暗号化することで、どんな攻撃に備えるのか?

ある会社が情報漏えいを一度経験すると、その会社の情報システムに詳しくない多くの人々もセキュリティを意識し始めます。それは悪いことではありませんが、多くのセキュリティに関する誤解を生む危険性があります。特に「データを暗号化していればよかった」とみなさん単純に思ってしまうようで、暗号化神話とまでは言わないものの暗号化に対する一般の方のセキュリティへの単純な信頼というものは意外と高いものもと感じられます。

しかし、暗号化ですべての攻撃を防げるわけではないので、そのような誤解を生まないためにも、暗号化することで、どのような攻撃を防ぐことが可能になるのか理解しておくことはとても重要です。

暗号化することで、一番セキュリティ効果が現れるのはローレベルコピー対策です。

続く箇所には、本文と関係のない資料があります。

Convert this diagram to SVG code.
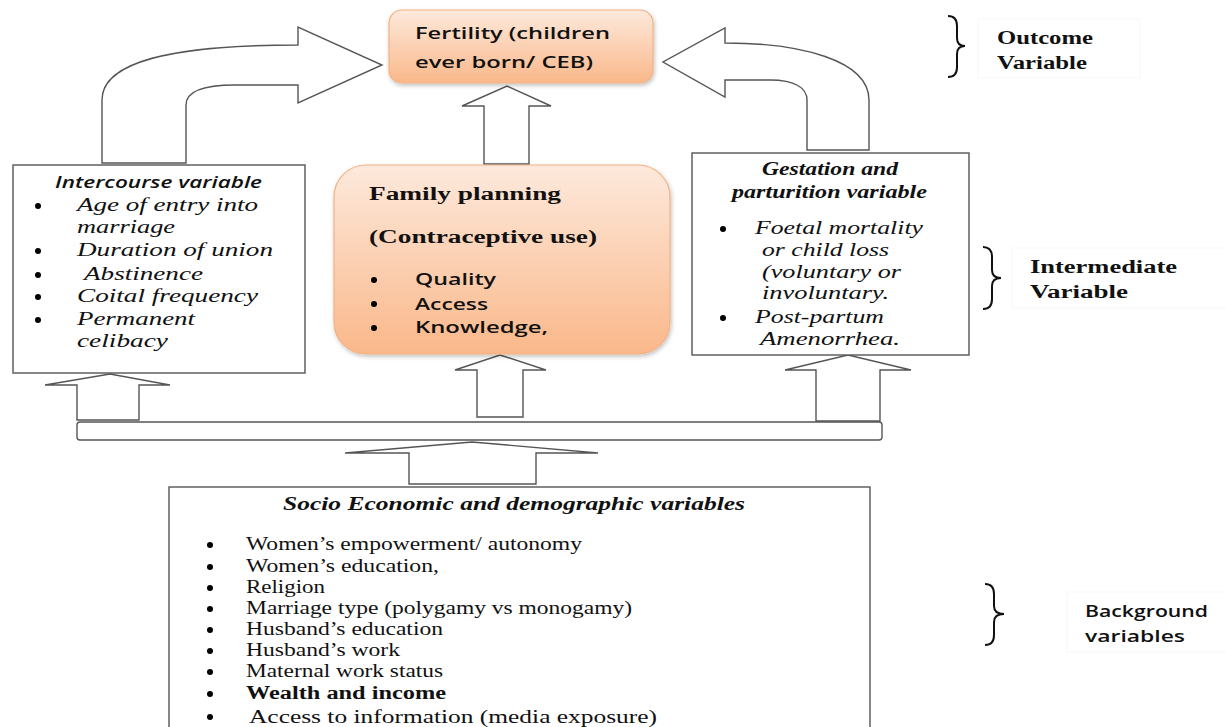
<svg xmlns="http://www.w3.org/2000/svg" width="1225" height="727" viewBox="0 0 1225 727">
<style>
.box{fill:#fff;stroke:#555;stroke-width:1.4}
.arr{fill:#fff;stroke:#555;stroke-width:1.4;stroke-linejoin:miter}
.ser{font-family:"Liberation Serif",serif;font-size:18px;fill:#111}
.seri{font-family:"Liberation Serif",serif;font-size:18px;font-style:italic;fill:#111}
.serbi{font-family:"Liberation Serif",serif;font-size:18px;font-style:italic;font-weight:bold;fill:#111}
.serb{font-family:"Liberation Serif",serif;font-size:18px;font-weight:bold;fill:#111}
.sans{font-family:"Open Sans","Liberation Sans",sans-serif;font-size:16px;font-weight:600;fill:#111}
.sansi{font-family:"Open Sans","Liberation Sans",sans-serif;font-size:16px;font-style:italic;font-weight:600;fill:#111}
.brace{fill:none;stroke:#111;stroke-width:2}
.lbl{fill:#fff;stroke:#f7f7f7;stroke-width:1}
</style>
<defs>
<linearGradient id="og" x1="0" y1="0" x2="0" y2="1">
<stop offset="0" stop-color="#fde9dc"/>
<stop offset="1" stop-color="#fab88a"/>
</linearGradient>
<filter id="sh" x="-10%" y="-10%" width="120%" height="130%">
<feDropShadow dx="1" dy="2" stdDeviation="2" flood-color="#000" flood-opacity="0.25"/>
</filter>
</defs>
<rect width="1225" height="727" fill="#fff"/>

<g id="connectors">
<path class="arr" d="M102,163 L102,100 C102,62 170,45 298,45 L298,27 L382,65 L298,103 L298,85 L235,85 C200,85 186,92 186,105 L186,163 Z"/>
<path class="arr" d="M869,150 L869,100 C869,60 800,43 725,43 L725,28 L663,62 L725,97 L725,80 L770,80 C795,80 807,88 807,100 L807,150 Z"/>
<path class="arr" d="M484,164 L484,106 L462,106 L507,86 L551,106 L529,106 L529,164 Z"/>
<path class="arr" d="M477,417 L477,370 L455,370 L500,355 L546,370 L523,370 L523,417 Z"/>
<path class="arr" d="M77,420 L77,385 L45,385 L110,374 L170,385 L139,385 L139,420 Z"/>
<path class="arr" d="M816,421 L816,370 L785,370 L848,355 L911,370 L880,370 L880,421 Z"/>
<path class="arr" d="M409,484 L409,453 L345,453 L472,442 L598,453 L536,453 L536,484 Z"/>
<rect class="arr" x="77" y="422" width="805" height="18" rx="3"/>
</g>

<g id="fertility">
<rect x="389" y="10" width="264" height="73" rx="13" fill="url(#og)" stroke="#f4b183" stroke-width="1.2" filter="url(#sh)"/>
<text class="sans" x="415" y="39" textLength="195" lengthAdjust="spacingAndGlyphs">Fertility (children</text>
<text class="sans" x="415" y="68" textLength="178" lengthAdjust="spacingAndGlyphs">ever born/ CEB)</text>
</g>

<g id="family-planning">
<rect x="334" y="165" width="336" height="189" rx="32" fill="url(#og)" stroke="#f4b183" stroke-width="1.2" filter="url(#sh)"/>
<text class="serb" x="369" y="200" textLength="192" lengthAdjust="spacingAndGlyphs">Family planning</text>
<text class="serb" x="369" y="243" textLength="228" lengthAdjust="spacingAndGlyphs">(Contraceptive use)</text>
<circle cx="374" cy="280" r="3"/><text class="sans" x="415" y="285" textLength="81" lengthAdjust="spacingAndGlyphs">Quality</text>
<circle cx="374" cy="304" r="3"/><text class="sans" x="415" y="310" textLength="73" lengthAdjust="spacingAndGlyphs">Access</text>
<circle cx="374" cy="328" r="3"/><text class="sans" x="415" y="333" textLength="133" lengthAdjust="spacingAndGlyphs">Knowledge,</text>
</g>

<g id="intercourse">
<rect class="box" x="13" y="165" width="292" height="208"/>
<text class="sansi" x="55" y="188" textLength="207" lengthAdjust="spacingAndGlyphs">Intercourse variable</text>
<circle cx="38" cy="206" r="3"/><text class="seri" x="77" y="211" textLength="181" lengthAdjust="spacingAndGlyphs">Age of entry into</text>
<text class="seri" x="77" y="233" textLength="98" lengthAdjust="spacingAndGlyphs">marriage</text>
<circle cx="38" cy="251" r="3"/><text class="seri" x="77" y="256" textLength="196" lengthAdjust="spacingAndGlyphs">Duration of union</text>
<circle cx="38" cy="275" r="3"/><text class="seri" x="84" y="280" textLength="119" lengthAdjust="spacingAndGlyphs">Abstinence</text>
<circle cx="38" cy="297" r="3"/><text class="seri" x="77" y="302" textLength="181" lengthAdjust="spacingAndGlyphs">Coital frequency</text>
<circle cx="38" cy="320" r="3"/><text class="seri" x="77" y="325" textLength="118" lengthAdjust="spacingAndGlyphs">Permanent</text>
<text class="seri" x="77" y="347" textLength="91" lengthAdjust="spacingAndGlyphs">celibacy</text>
</g>

<g id="gestation">
<rect class="box" x="692" y="153" width="277" height="202"/>
<text class="serbi" x="762" y="175" textLength="136" lengthAdjust="spacingAndGlyphs">Gestation and</text>
<text class="serbi" x="732" y="198" textLength="195" lengthAdjust="spacingAndGlyphs">parturition variable</text>
<circle cx="723" cy="229" r="3"/><text class="seri" x="755" y="234" textLength="168" lengthAdjust="spacingAndGlyphs">Foetal mortality</text>
<text class="seri" x="762" y="256" textLength="127" lengthAdjust="spacingAndGlyphs">or child loss</text>
<text class="seri" x="762" y="278" textLength="139" lengthAdjust="spacingAndGlyphs">(voluntary or</text>
<text class="seri" x="762" y="299" textLength="127" lengthAdjust="spacingAndGlyphs">involuntary.</text>
<circle cx="723" cy="318" r="3"/><text class="seri" x="755" y="323" textLength="129" lengthAdjust="spacingAndGlyphs">Post-partum</text>
<text class="seri" x="760" y="345" textLength="140" lengthAdjust="spacingAndGlyphs">Amenorrhea.</text>
</g>

<g id="socio">
<rect class="box" x="169" y="487" width="701" height="260"/>
<text class="serbi" x="283" y="510" textLength="462" lengthAdjust="spacingAndGlyphs">Socio Economic and demographic variables</text>
<circle cx="210" cy="545" r="3"/><text class="ser" x="246" y="550" textLength="336" lengthAdjust="spacingAndGlyphs">Women’s empowerment/ autonomy</text>
<circle cx="210" cy="567" r="3"/><text class="ser" x="246" y="572" textLength="193" lengthAdjust="spacingAndGlyphs">Women’s education,</text>
<circle cx="210" cy="588" r="3"/><text class="ser" x="246" y="593" textLength="79" lengthAdjust="spacingAndGlyphs">Religion</text>
<circle cx="210" cy="609" r="3"/><text class="ser" x="246" y="614" textLength="386" lengthAdjust="spacingAndGlyphs">Marriage type (polygamy vs monogamy)</text>
<circle cx="210" cy="630" r="3"/><text class="ser" x="246" y="635" textLength="197" lengthAdjust="spacingAndGlyphs">Husband’s education</text>
<circle cx="210" cy="651" r="3"/><text class="ser" x="246" y="656" textLength="154" lengthAdjust="spacingAndGlyphs">Husband’s work</text>
<circle cx="210" cy="672" r="3"/><text class="ser" x="246" y="677" textLength="197" lengthAdjust="spacingAndGlyphs">Maternal work status</text>
<circle cx="210" cy="694" r="3"/><text class="serb" x="246" y="699" textLength="200" lengthAdjust="spacingAndGlyphs">Wealth and income</text>
<circle cx="210" cy="717" r="3"/><text class="ser" x="249" y="723" textLength="408" lengthAdjust="spacingAndGlyphs">Access to information (media exposure)</text>
</g>

<g id="outcome-label">
<path class="brace" d="M948,16 Q957,16 957,26 L957,38 Q957,46 965,46 Q957,46 957,54 L957,67 Q957,77 948,77"/>
<rect class="lbl" x="978" y="19" width="162" height="59"/>
<text class="serb" x="997" y="44" textLength="96" lengthAdjust="spacingAndGlyphs">Outcome</text>
<text class="serb" x="997" y="69" textLength="90" lengthAdjust="spacingAndGlyphs">Variable</text>
</g>

<g id="intermediate-label">
<path class="brace" d="M983,247 Q992,247 992,257 L992,270 Q992,278 1001,278 Q992,278 992,286 L992,299 Q992,309 983,309"/>
<rect class="lbl" x="1012" y="248" width="215" height="60"/>
<text class="serb" x="1030" y="273" textLength="147" lengthAdjust="spacingAndGlyphs">Intermediate</text>
<text class="serb" x="1030" y="298" textLength="98" lengthAdjust="spacingAndGlyphs">Variable</text>
</g>

<g id="background-label">
<path class="brace" d="M985,584 Q994,584 994,594 L994,606 Q994,614 1004,614 Q994,614 994,622 L994,635 Q994,645 985,645"/>
<rect class="lbl" x="1067" y="592" width="160" height="60"/>
<text class="sans" x="1085" y="617" textLength="123" lengthAdjust="spacingAndGlyphs" style="font-size:17px">Background</text>
<text class="sans" x="1085" y="642" textLength="100" lengthAdjust="spacingAndGlyphs" style="font-size:17px">variables</text>
</g>
</svg>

物理的ハードウエアの場合は、ディスクの内容をまるごとコピーされてしまうようなことは少なかったのですが、クラウドによるシステムの仮想化が多い現在では、スナップショット機能や、テンプレート機能など、簡単にディスクのコピーを作ることが可能ですから、暗号化が非常に効果があります。また、高度なアクセス権を設定可能な暗号化では、許可ユーザ以外からの暗号化領域へのアクセスを拒否しますから、OSレベルでのセキュリティに関しては非常に強度になります。

しかし、そのようなローレベルの攻撃でなくアプリケーションレベルでの攻撃の場合、暗号化の効果は低くなります。この場合、アプリケーションが暗号化領域へのアクセス権を既に持っているので、そのようなアプリケーションの脆弱性を利用した攻撃には弱くなります。

つまり、暗号化することで、いくつかのセキュリティの問題が解決しますが、それだけではすべてを解決することはできません。暗号化で何を解決することができるのか理解して上でご利用をしていただければと思います。